Each "command" can be either normal command execution (supplying the list of program arguments) or RESTful API call (supplying the HTTP verb and optional payload).

Note that the cleanup is a set of commands. If any of them fails (i.e. returns non zero value), the process is not interrupted, unlike the main command sequence.

URI specification

Note that if the web application is listening on non-standard host or port (localhost and 8080 is the default), the URI has to be used everywhere where it matters. Given that opengrok-sync performs RESTful API queries itself, one has to specify the location using the -U option of this script and then again it is necessary to specify it in the configuration file - for any RESTful API calls or for opengrok-indexer command (which also uses the -U option).

HTTP headers

In the configuration, each command that does an API call, can specify set of HTTP headers via dictionary in the 4th element of the list, e.g.:

- call:
    uri: 'http://192.160.0.1:8080/source/api/v1/messages?tag=%PROJECT%'
    method: DELETE
    data: 'resync + reindex in progress'
    headers:
      'Content-type': 'text/plain'
      'Authorization': 'Bearer foobar'

Also, it is possible to specify common set of headers to be used for each RESTful API command with top level headers item:

headers:
  'Authorization': 'Bearer foobar'
  'X-another-header': 'whoohooo'
commands:
- call:
    uri: http://192.160.0.1:8080/source/api/v1/messages
    method: POST
    data:
      messageLevel: warning
      duration: PT1H
      tags: ['%PROJECT%']
      text: resync + reindex in progress
    headers:
      'X-special-header': 'foo'
      'X-just-another-header': 'ha'
...

What happens is that the headers from the headers top level configuration item are merged with the command specific headers. So, in the above example, the RESTful command will have the Authorization, X-another-header, X-special-header, X-just-another-header headers.

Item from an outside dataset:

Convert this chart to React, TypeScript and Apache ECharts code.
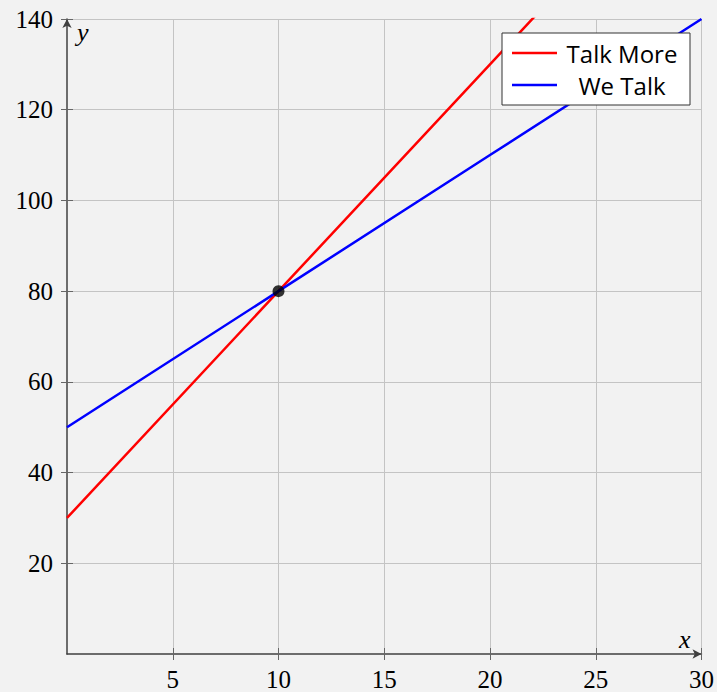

Further, if opengrok-sync is run with the -H command line option (that can have multiple arguments, i.e. it is possible to specify multiple headers with it), these headers will be merged with the headers from the top level headers configuration item and the result will be merged with per command specific headers.

Cleanup

If any of the commands in "commands" fail, the "cleanup" command will be executed. This is handy in this case since the first RESTful API call will mark the project with alert in the WEB UI so if any of the commands that follow fails, the cleanup call will be made to clear the alert.

Normal command execution can be also performed in the cleanup section.

Ignoring projects

Sometimes it is useful to ignore some projects in a opengrok-sync run (assuming it is run e.g. with --indexed so it retrieves the list of projects to process from the web application) such as when a project needs special handling, e.g. different schedule.

These projects can be specified either in the "ignore_projects" section in the configuration file (holds a list of project names) or using the --ignore_project command line option (can have multiple arguments).

Ignoring errors

Some project can be notorious for producing spurious errors so their errors can be ignored via the "ignore_errors" section.

Run

In the above example it is assumed that opengrok-sync is run as root and synchronization and reindexing are done under different users. This is done so that the web application cannot tamper with source code even if compromised.

Pattern replacement and logging

The commands got appended project name unless one of their arguments contains %PROJECT%, in which case it is substituted with project name and no append is done.

For per-project reindexing to work properly, opengrok-reindex-project uses the logging.properties.template to make sure each project has its own log directory. The file can look e.g. like this:

handlers= java.util.logging.FileHandler

.level= FINE

java.util.logging.FileHandler.pattern = /opengrok/log/%PROJ%/opengrok%g.%u.log
# Create one file per indexer run. This makes indexer log easy to check.
java.util.logging.FileHandler.limit = 0
java.util.logging.FileHandler.append = false
java.util.logging.FileHandler.count = 30
java.util.logging.FileHandler.formatter = org.opengrok.indexer.logger.formatter.SimpleFileLogFormatter

java.util.logging.ConsoleHandler.level = WARNING
java.util.logging.ConsoleHandler.formatter = org.opengrok.indexer.logger.formatter.SimpleFileLogFormatter

The %PROJ% template is passed to the script for substitution in the logging template. This pattern must differ from the %PROJECT% pattern, otherwise the sync.py script would substitute it in the command arguments and the substitution in the template file would not happen.

You can find a logging.properties.template file in the final release tarball, under doc directory.